Aheli Moitra
Isak Chishi Swu (1929-2016) was born, and lived, in the most significant times of modern Naga history. The year he was born, in 1929, saw the first on-paper collective articulation (from the Naga Club to the British Simon Commission) of the Naga right to self-determination. In the 87 following years, the Naga people led one of the most well designed and motivated peoples’ movements in the world that managed to create working relationships with neighbouring nation states (of India and Burma) without ever being completely colonised—with the continued, and often thought impossible, desire to live as free peoples.
For a major part of those years, Swu remained a steadfast leader of the Naga movement for self-determination—a Prism that produced the Rainbow.
Swu was more educated than most Naga peers of his times. He had studied at an American missionary school and later graduated from St. Anthony’s College, Shillong, a Don Bosco institution set up in 1934. He had the opportunity to further his education and join the elite club of the enfranchised; he chose instead to join his people in their struggle to uphold their freedom and dignity, against colonisation and injustice.
The brutal oppression of the Naga people in the hands of an unrelenting Indian establishment became intolerable for the young Isak Chishi Swu. He told Gavin Young, a journalist from the Observer in London, how he found “no reasonable alternative” but to “work for the national movement” after the burning of six villages, including his own, Chishilimi.
Right up to his middle ages, Swu undertook at least three missions to China to strengthen the armed struggle. These included walking through the treacherous forested hills of the region between the Naga territories and China—on one occasion, only a few men survived; on another, the team was denied entry to China.
Despite myriad setbacks, Swu was not known to have turned sceptical. He remained a man of faith and the rock on which social-democratic principles rooted in Christianity were developed by the Naga national movement. He is said to have been one of the first to take the gospel to the Naga areas in Burma. This marked the beginning of structured education in the Eastern Naga areas, connecting them firmly to their more educated brethren on the Indian side.
Over the years, the Naga movement under the leadership of Isak Chishi Swu, Thuingaleng Muivah and others paved way for internationalising the Naga national issue and institutionalising it. In January 1993, the National Socialist Council of Nagalim (NSCN) was admitted to the Unrepresented Nations and Peoples Organisation (UNPO), internationally recognising Nagalim as ‘Occupied Territory.’
Even after a ceasefire was declared between the NSCN and the Government of India in 1997, Swu maintained (in a 2006 budget session speech) that a ceasefire gives “no time for pleasure and recreation.” It is a time of preparation for the worst of situations as well as the best of a future for the nation, he noted.

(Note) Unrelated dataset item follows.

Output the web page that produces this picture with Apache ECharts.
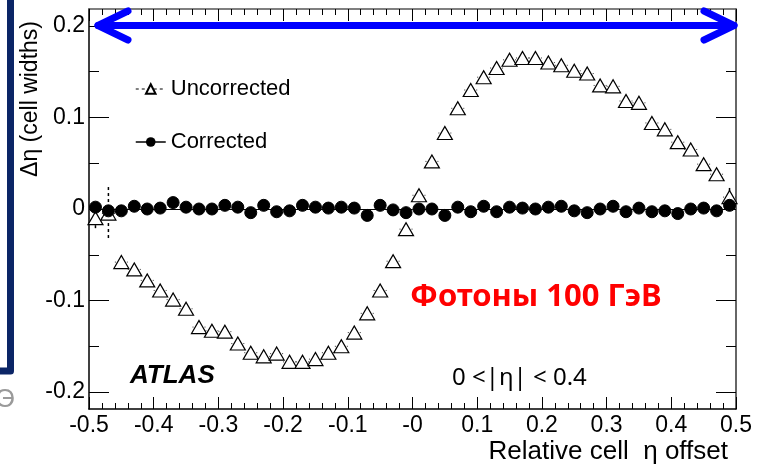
<!DOCTYPE html>
<html>
<head>
<meta charset="utf-8">
<script src="https://cdn.jsdelivr.net/npm/echarts@6/dist/echarts.min.js"></script>
<style>
html, body { margin: 0; padding: 0; background: #fff; }
#main { width: 767px; height: 465px; }
</style>
</head>
<body>
<div id="main"></div>
<script>
// bin centres in relative cell eta offset
const etaBins = [-0.49, -0.47, -0.45, -0.43, -0.41, -0.39, -0.37, -0.35, -0.33, -0.31,
                 -0.29, -0.27, -0.25, -0.23, -0.21, -0.19, -0.17, -0.15, -0.13, -0.11,
                 -0.09, -0.07, -0.05, -0.03, -0.01, 0.01, 0.03, 0.05, 0.07, 0.09,
                 0.11, 0.13, 0.15, 0.17, 0.19, 0.21, 0.23, 0.25, 0.27, 0.29,
                 0.31, 0.33, 0.35, 0.37, 0.39, 0.41, 0.43, 0.45, 0.47, 0.49];
const uncorrected = [-0.010, -0.005, -0.058, -0.066, -0.078, -0.089, -0.099, -0.109, -0.129, -0.133,
                     -0.134, -0.147, -0.157, -0.161, -0.158, -0.167, -0.167, -0.164, -0.157, -0.150,
                     -0.135, -0.114, -0.089, -0.057, -0.022, 0.015, 0.052, 0.083, 0.110, 0.130,
                     0.144, 0.154, 0.163, 0.165, 0.165, 0.160, 0.157, 0.151, 0.148, 0.135,
                     0.134, 0.118, 0.116, 0.094, 0.087, 0.073, 0.065, 0.049, 0.038, 0.013];
// vertical errors (only visible ones)
const uncorrectedErr = [0.012, 0.029, 0, 0, 0, 0, 0, 0, 0, 0,
                        0, 0, 0, 0, 0, 0, 0, 0, 0, 0,
                        0, 0, 0, 0, 0, 0, 0, 0, 0, 0,
                        0, 0, 0, 0, 0, 0, 0, 0, 0, 0,
                        0, 0, 0, 0, 0, 0, 0, 0, 0, 0.010];
const corrected = [0.002, -0.002, -0.002, 0.003, 0.000, 0.001, 0.007, 0.002, 0.000, 0.000,
                   0.004, 0.002, -0.004, 0.004, -0.003, -0.002, 0.004, 0.002, 0.001, 0.002,
                   0.001, -0.007, 0.004, -0.001, -0.004, 0.000, 0.000, -0.007, 0.002, -0.003,
                   0.003, -0.003, 0.002, 0.001, 0.000, 0.002, 0.003, -0.002, -0.004, 0.000,
                   0.003, -0.003, 0.001, -0.003, -0.002, -0.005, 0.000, 0.001, -0.002, 0.004];
const binHalfWidth = 0.01;
const yMajor = [-0.2, -0.1, 0, 0.1, 0.2];
const yMinor = [-0.15, -0.05, 0.05, 0.15];

const font = 'Liberation Sans, Arial, sans-serif';

let uncData = [];
let corData = [];
let errData = [];
for (let i = 0; i < etaBins.length; i++) {
    uncData.push([etaBins[i], uncorrected[i]]);
    corData.push([etaBins[i], corrected[i]]);
    errData.push([etaBins[i], uncorrected[i], uncorrectedErr[i]]);
}

function fmt(v) {
    let r = Math.round(v * 10) / 10;
    if (r === 0) return '-0';
    return r.toFixed(1);
}

function renderErr(params, api) {
    let x = api.value(0), y = api.value(1), e = api.value(2);
    let l = api.coord([x - binHalfWidth, y]);
    let r = api.coord([x + binHalfWidth, y]);
    let kids = [{
        type: 'line',
        shape: {x1: l[0], y1: l[1], x2: r[0], y2: r[1]},
        style: {stroke: '#333', lineWidth: 1, lineDash: [1, 2]}
    }];
    if (e > 0) {
        let t = api.coord([x, y + e]);
        let b = api.coord([x, y - e]);
        kids.push({
            type: 'line',
            shape: {x1: t[0], y1: t[1], x2: b[0], y2: b[1]},
            style: {stroke: '#000', lineWidth: 1.5, lineDash: [3, 3]}
        });
    }
    return {type: 'group', children: kids};
}

const yBase = {
    type: 'value', min: -0.2185, max: 0.2185,
    splitLine: {show: false}
};

let myChart = echarts.init(document.getElementById('main'));
let option = {
    animation: false,
    backgroundColor: '#fff',
    grid: {left: 89, right: 31, top: 9, bottom: 56},
    legend: {
        orient: 'vertical', left: 135, top: 78, padding: 0,
        itemWidth: 30, itemHeight: 12, itemGap: 31,
        textStyle: {fontFamily: font, fontSize: 22, color: '#000', lineHeight: 20},
        data: [
            {name: 'Uncorrected', lineStyle: {opacity: 1, color: '#000', width: 1, type: [3, 3]}},
            {name: 'Corrected', lineStyle: {opacity: 1, color: '#000', width: 1.5, type: 'solid'}}
        ]
    },
    xAxis: [{
        type: 'value', min: -0.5, max: 0.5, interval: 0.1,
        axisLine: {onZero: false, lineStyle: {color: '#000', width: 1.5}},
        axisTick: {inside: true, length: 12, lineStyle: {color: '#000'}},
        minorTick: {show: true, splitNumber: 5, length: 6, lineStyle: {color: '#000'}},
        splitLine: {show: false},
        axisLabel: {formatter: fmt, fontFamily: font, fontSize: 23, color: '#000', margin: 5}
    }, {
        type: 'value', position: 'top', min: -0.5, max: 0.5, interval: 0.1,
        axisLine: {onZero: false, lineStyle: {color: '#555', width: 1.5}},
        axisTick: {inside: true, length: 12, lineStyle: {color: '#000'}},
        minorTick: {show: true, splitNumber: 5, length: 6, lineStyle: {color: '#000'}},
        splitLine: {show: false},
        axisLabel: {show: false}
    }],
    yAxis: [
        Object.assign({}, yBase, {
            position: 'left',
            axisLine: {show: true, onZero: false, lineStyle: {color: '#000', width: 1.5}},
            axisTick: {inside: true, length: 20, customValues: yMajor, lineStyle: {color: '#000'}},
            axisLabel: {customValues: yMajor, formatter: v => (Math.abs(v) < 1e-9 ? '0' : (Math.round(v * 10) / 10).toFixed(1)),
                        fontFamily: font, fontSize: 23, color: '#000', margin: 4}
        }),
        Object.assign({}, yBase, {
            position: 'left',
            axisLine: {show: false, onZero: false},
            axisTick: {inside: true, length: 10, customValues: yMinor, lineStyle: {color: '#000'}},
            axisLabel: {show: false}
        }),
        Object.assign({}, yBase, {
            position: 'right',
            axisLine: {show: true, onZero: false, lineStyle: {color: '#333', width: 1.5}},
            axisTick: {inside: true, length: 20, customValues: yMajor, lineStyle: {color: '#000'}},
            axisLabel: {show: false}
        }),
        Object.assign({}, yBase, {
            position: 'right',
            axisLine: {show: false, onZero: false},
            axisTick: {inside: true, length: 10, customValues: yMinor, lineStyle: {color: '#000'}},
            axisLabel: {show: false}
        })
    ],
    series: [{
        type: 'custom',
        name: 'errors',
        renderItem: renderErr,
        data: errData,
        z: 1,
        silent: true
    }, {
        name: 'Uncorrected',
        type: 'line',
        data: uncData,
        symbol: 'triangle',
        symbolSize: [15, 13],
        itemStyle: {color: '#fff', borderColor: '#000', borderWidth: 1.2},
        lineStyle: {opacity: 0},
        z: 3
    }, {
        name: 'Corrected',
        type: 'line',
        data: corData,
        symbol: 'circle',
        symbolSize: 12,
        itemStyle: {color: '#000', borderColor: '#000'},
        lineStyle: {opacity: 0},
        z: 4,
        markLine: {
            silent: true,
            symbol: ['none', 'none'],
            label: {show: false},
            lineStyle: {color: '#000', width: 1, type: 'solid'},
            data: [{yAxis: 0}]
        }
    }],
    graphic: [
        // navy slide frame on the left
        {type: 'polyline', shape: {points: [[10.5, -5], [10.5, 371], [-5, 371]]},
         style: {fill: 'none', stroke: '#0b2566', lineWidth: 7, lineJoin: 'round'}},
        {type: 'text', x: -4, y: 400, style: {text: 'Э', fontFamily: font, fontSize: 26, fill: '#9a9a9a', verticalAlign: 'middle'}},
        // blue double arrow
        {type: 'polyline', shape: {points: [[98, 25.5], [734, 25.5]]},
         style: {stroke: '#0000ff', lineWidth: 7, lineCap: 'round'}, z: 10},
        {type: 'polyline', shape: {points: [[128, 11], [98, 25.5], [128, 40]]},
         style: {stroke: '#0000ff', fill: 'none', lineWidth: 7, lineCap: 'round', lineJoin: 'round'}, z: 10},
        {type: 'polyline', shape: {points: [[704, 11], [734, 25.5], [704, 40]]},
         style: {stroke: '#0000ff', fill: 'none', lineWidth: 7, lineCap: 'round', lineJoin: 'round'}, z: 10},
        // axis titles
        {type: 'text', x: 31, y: 99, rotation: Math.PI / 2,
         style: {text: 'Δη (cell widths)', fontFamily: font, fontSize: 23, fill: '#000', align: 'center', verticalAlign: 'middle'}},
        {type: 'text', x: 728, y: 452,
         style: {text: 'Relative cell  η offset', fontFamily: font, fontSize: 26, fill: '#000', align: 'right', verticalAlign: 'middle'}},
        // labels in the plot
        {type: 'text', x: 130, y: 376,
         style: {text: 'ATLAS', fontFamily: font, fontSize: 26, fontWeight: 'bold', fontStyle: 'italic', fill: '#000', verticalAlign: 'middle'}},
        {type: 'text', x: 452, y: 378,
         style: {text: '0 <|η| < 0.4', fontFamily: 'Noto Sans, sans-serif', fontSize: 24, fill: '#000', verticalAlign: 'middle'}},
        {type: 'text', x: 410, y: 297,
         style: {text: 'Фотоны 100 ГэВ', fontFamily: 'Noto Sans, sans-serif', fontSize: 31, fontWeight: 'bold', fill: '#ff0000', verticalAlign: 'middle'}}
    ]
};
myChart.setOption(option);
</script>
</body>
</html>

In a trait uncommon among Naga leaders, he publicly spoke of the moral and material degradation that had set into the NSCN during the period of the ceasefire. He raised critical questions, answers to which may not have been found to date—one of them pertained to the need for an accountable, transparent and honourable relationship between national workers and the general public both in towns and villages.
Isak Chishi Swu’s life signified not just the strength of the individual that he was, but also the strength of a collective.
It was in conjunction with Th. Muivah, and other Naga leaders that the movement graduated from an armed struggle to peace talks- from direct action to negotiations. As the omnipresent guide of the process, in his gentle but firm demeanour, Swu provided the ‘see’ for Muivah’s ‘saw.’ Without one, the other, or even the whole, may not have emerged the way they did.
Swu’s soul may have departed before the Naga and Indian people move into a time of reconciliation (if and when a situation of Just Peace is created through Indian de-militarisation and Naga self-determination), but the legacy he has left us will become the bedrock of the future we build.
As we move ahead, Isak Swu’s words will resonate thus:
“The movement of the Nagas is inspired by the spirit of change from bondages to freedom, from darkness into light, from village-state to nation-state, from the traditionalist world to the revolutionary world and from the rule of autocratic kings to that of democratic people. We have started the movement and we must finish it.”